Becoming the Storm

36 Visitation

THERE WAS A FIGURE in the doorway when I managed to get my eyes open and my nightmare to stop. At first, I thought it was him and my heart started racing. My hand clenched and I started to gather my strength. I’d get just one punch. He came closer, no longer backlit by the hall light.

“Brian,” he said.

“Papa Sly,” I started to breathe more easily and then panicked again. Was he here to finish the job? I’d let one of his daughters be killed and the other wounded. He’d have the right. He should just kill me.

“I hope you don’t mind the late visit,” he croaked. I realized he was crying. “I didn’t want people thinking I was crazy. My little Alexandra wanted to visit you.”

What? What the fuck? She’s alive? Who’s playing with my head?

“I know it was just a dream,” he said as he settled into the chair beside my bed. I rolled so I could face him. “But it was so clear.” He placed a box on the bed next to me. “Don’t open it. It’s not necessary. It’s all we have left of her. Her ashes.” Oh shit! I started crying and Sly reached over to take my hand as he wept, too. “I heard her voice. I know the difference between being awake and dreaming. I know it was a dream, but it was so powerful. She said, ‘Take me to visit Brian so I can tell him I love him.’ Maybe you can’t hear her. But I had to come.”

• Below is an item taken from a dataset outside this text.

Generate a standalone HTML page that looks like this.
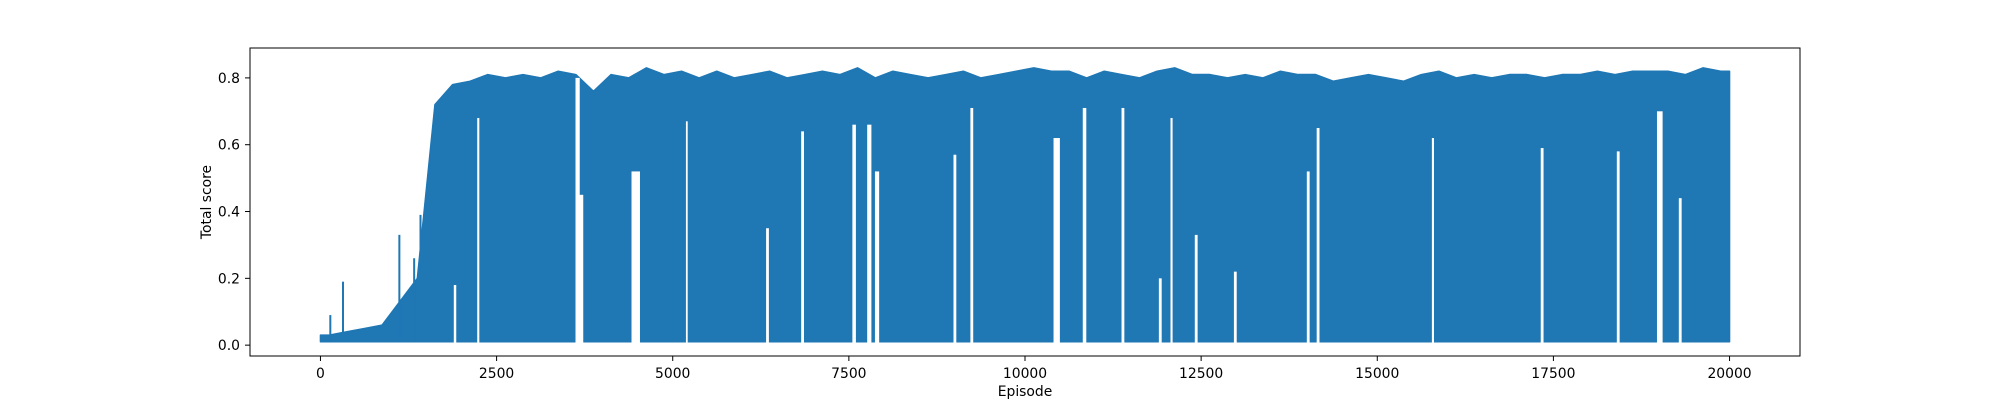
<!DOCTYPE html>
<html><head><meta charset="utf-8">
<style>
html,body{margin:0;padding:0;background:#fff;}
svg{display:block;font-family:"DejaVu Sans","Liberation Sans",sans-serif;}
</style></head>
<body>
<svg id="chart" width="2000" height="400" viewBox="0 0 2000 400" xmlns="http://www.w3.org/2000/svg">
<rect width="2000" height="400" fill="#fff"/>
<g id="plot"></g>
<g id="axes"></g>
<text x="1025" y="396" font-size="13.9" text-anchor="middle">Episode</text>
<text transform="translate(211,202) rotate(-90)" font-size="13.9" text-anchor="middle">Total score</text>
</svg>
<script>
// bin start episodes (250-episode bins)
const binStarts = [0,250,500,750,1000,1250,1500,1750,2000,2250,2500,2750,3000,3250,3500,3750,4000,4250,4500,4750,5000,5250,5500,5750,6000,6250,6500,6750,7000,7250,7500,7750,8000,8250,8500,8750,9000,9250,9500,9750,10000,10250,10500,10750,11000,11250,11500,11750,12000,12250,12500,12750,13000,13250,13500,13750,14000,14250,14500,14750,15000,15250,15500,15750,16000,16250,16500,16750,17000,17250,17500,17750,18000,18250,18500,18750,19000,19250,19500,19750];
// per-bin typical max score
const binMax = [0.03,0.04,0.05,0.06,0.13,0.20,0.72,0.78,0.79,0.81,0.80,0.81,0.80,0.82,0.81,0.76,0.81,0.80,0.83,0.81,0.82,0.80,0.82,0.80,0.81,0.82,0.80,0.81,0.82,0.81,0.83,0.80,0.82,0.81,0.80,0.81,0.82,0.80,0.81,0.82,0.83,0.82,0.82,0.80,0.82,0.81,0.80,0.82,0.83,0.81,0.81,0.80,0.81,0.80,0.82,0.81,0.81,0.79,0.80,0.81,0.80,0.79,0.81,0.82,0.80,0.81,0.80,0.81,0.81,0.80,0.81,0.81,0.82,0.81,0.82,0.82,0.82,0.81,0.83,0.82];
// per-bin min score
const binMin = [0.01,0.01,0.01,0.01,0.01,0.01,0.01,0.01,0.01,0.01,0.01,0.01,0.01,0.01,0.01,0.01,0.01,0.01,0.01,0.01,0.01,0.01,0.01,0.01,0.01,0.01,0.01,0.01,0.01,0.01,0.01,0.01,0.01,0.01,0.01,0.01,0.01,0.01,0.01,0.01,0.01,0.01,0.01,0.01,0.01,0.01,0.01,0.01,0.01,0.01,0.01,0.01,0.01,0.01,0.01,0.01,0.01,0.01,0.01,0.01,0.01,0.01,0.01,0.01,0.01,0.01,0.01,0.01,0.01,0.01,0.01,0.01,0.01,0.01,0.01,0.01,0.01,0.01,0.01,0.01];
// isolated early spikes
const spikeEpisodes = [140,320,1120,1330,1420];
const spikeValues = [0.09,0.19,0.33,0.26,0.39];
// stretches where score stayed high: episode, width (episodes), lowest score in stretch
const gapEpisodes = [1910,2240,3650,3700,4475,5200,6345,6843,7575,7790,7900,9005,9245,10450,10845,11390,11920,12080,12430,12985,14020,14160,15790,17340,18420,19010,19300];
const gapWidths   = [35,30,60,60,120,25,40,40,50,60,60,40,40,90,50,40,40,30,40,40,40,40,30,40,40,80,40];
const gapLevels   = [0.18,0.68,0.80,0.45,0.52,0.67,0.35,0.64,0.66,0.66,0.52,0.57,0.71,0.62,0.71,0.71,0.20,0.68,0.33,0.22,0.52,0.65,0.62,0.59,0.58,0.70,0.44];
const xTicks = [0,2500,5000,7500,10000,12500,15000,17500,20000];
const yTicks = [0.0,0.2,0.4,0.6,0.8];
const binSize = 250;

const L=250,R=1800,T=48,B=356;
const xMin=-1000,xMax=21000,yMin=-0.0325,yMax=0.8895;
const X=v=>L+(v-xMin)/(xMax-xMin)*(R-L);
const Y=v=>B-(v-yMin)/(yMax-yMin)*(B-T);
const NS="http://www.w3.org/2000/svg";
const plotG=document.getElementById('plot'), axesG=document.getElementById('axes');
function mk(tag,attrs,parent){const e=document.createElementNS(NS,tag);for(const k in attrs)e.setAttribute(k,attrs[k]);parent.appendChild(e);return e;}

// envelope
const upperPts=[X(0)+','+Y(binMax[0])], lowerPts=[];
binStarts.forEach((s,i)=>{
  upperPts.push(X(s+binSize/2)+','+Y(binMax[i]));
  lowerPts.push(X(s)+','+Y(binMin[i]), X(s+binSize)+','+Y(binMin[i]));
});
const last=binStarts.length-1;
upperPts.push(X(binStarts[last]+binSize)+','+Y(binMax[last]));
lowerPts.reverse();
const env=mk('polygon',{points:upperPts.concat(lowerPts).join(' '),fill:'#1f77b4',stroke:'#1f77b4','stroke-width':1.5,'stroke-linejoin':'round'},plotG);


// spikes
spikeEpisodes.forEach((e,i)=>{
  const x=X(e);
  const l=mk('line',{x1:x,x2:x,y1:Y(0.01),y2:Y(spikeValues[i]),stroke:'#1f77b4','stroke-width':2},plotG);
  
  
});
// gaps
gapEpisodes.forEach((g,i)=>{
  const x0=X(g-gapWidths[i]/2), x1=X(g+gapWidths[i]/2);
  const r=mk('rect',{x:x0,y:Y(gapLevels[i]),width:Math.max(1.5,x1-x0),height:Y(0.0)-Y(gapLevels[i])+6,fill:'#fff'},plotG);
  
  
});
// frame
const fr=mk('rect',{x:L,y:T,width:R-L,height:B-T,fill:'none',stroke:'#000','stroke-width':1},axesG);


xTicks.forEach(t=>{
  const x=X(t);
  const l=mk('line',{x1:x,x2:x,y1:B,y2:B+5,stroke:'#000','stroke-width':1},axesG);
  
  
  const tx=mk('text',{x:x,y:378,'font-size':13.9,'text-anchor':'middle'},axesG);
  tx.textContent=String(t);
  
  
});
yTicks.forEach(t=>{
  const y=Y(t);
  const l=mk('line',{x1:L-5,x2:L,y1:y,y2:y,stroke:'#000','stroke-width':1},axesG);
  
  
  const tx=mk('text',{x:240,y:y+5,'font-size':13.9,'text-anchor':'end'},axesG);
  tx.textContent=t.toFixed(1);
  
  
});
</script>
</body></html>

I put my hand on the box. All that was left of beautiful little Lexi came down to less than four pounds of ashes. Calcium phosphates. Potassium. Salts. I knew the chemical makeup. But I could hear her. Not literally, of course. I could just hear her the morning we went to the sorority. I’d seen her in her beautiful gown and told her how incredible she looked. She kissed my cheek and then rubbed the lipstick off. “I love you,” she’d said. “Thank you.”

We just sat there for a while, Sly and me. He kept his hand on mine on top of the box. I wondered how I could live with the loss, but how much worse it must be for the father to lose his baby. I don’t know how long we sat like that.

“Do you know how many men I’ve killed, Brian?” What the fuck??? “A lot. For a while I kept track. Then I stopped counting. I just woke up one morning and didn’t know how many people I’d killed. Men. And women. And children. I was sent to Vietnam in ’66. I was a scared kid, twenty years old. At least they trained me first. Every time I woke up, I was surprised I was still alive. I never intended to kill anyone innocent. But a woman rushing at you with a baby looks a lot like a Viet Cong with a bomb. I killed them,” Sly said. He sat there in silence. “Fourteen-year-olds. Maybe less. Too many of them tricked units and then set off explosives. We were sent in to kill them before they could get to us. I took some mother’s child… Some father’s precious daughter… I killed them. And this is my reward. This little box of ashes. If my Samantha didn’t need me so much, I’d kill myself. But she needs us. We have to go on. Put that in your kit, Brian. Some days we continue on because the ones we love need us. We have to bear our guilt and live with our failings. And grieve with each other.”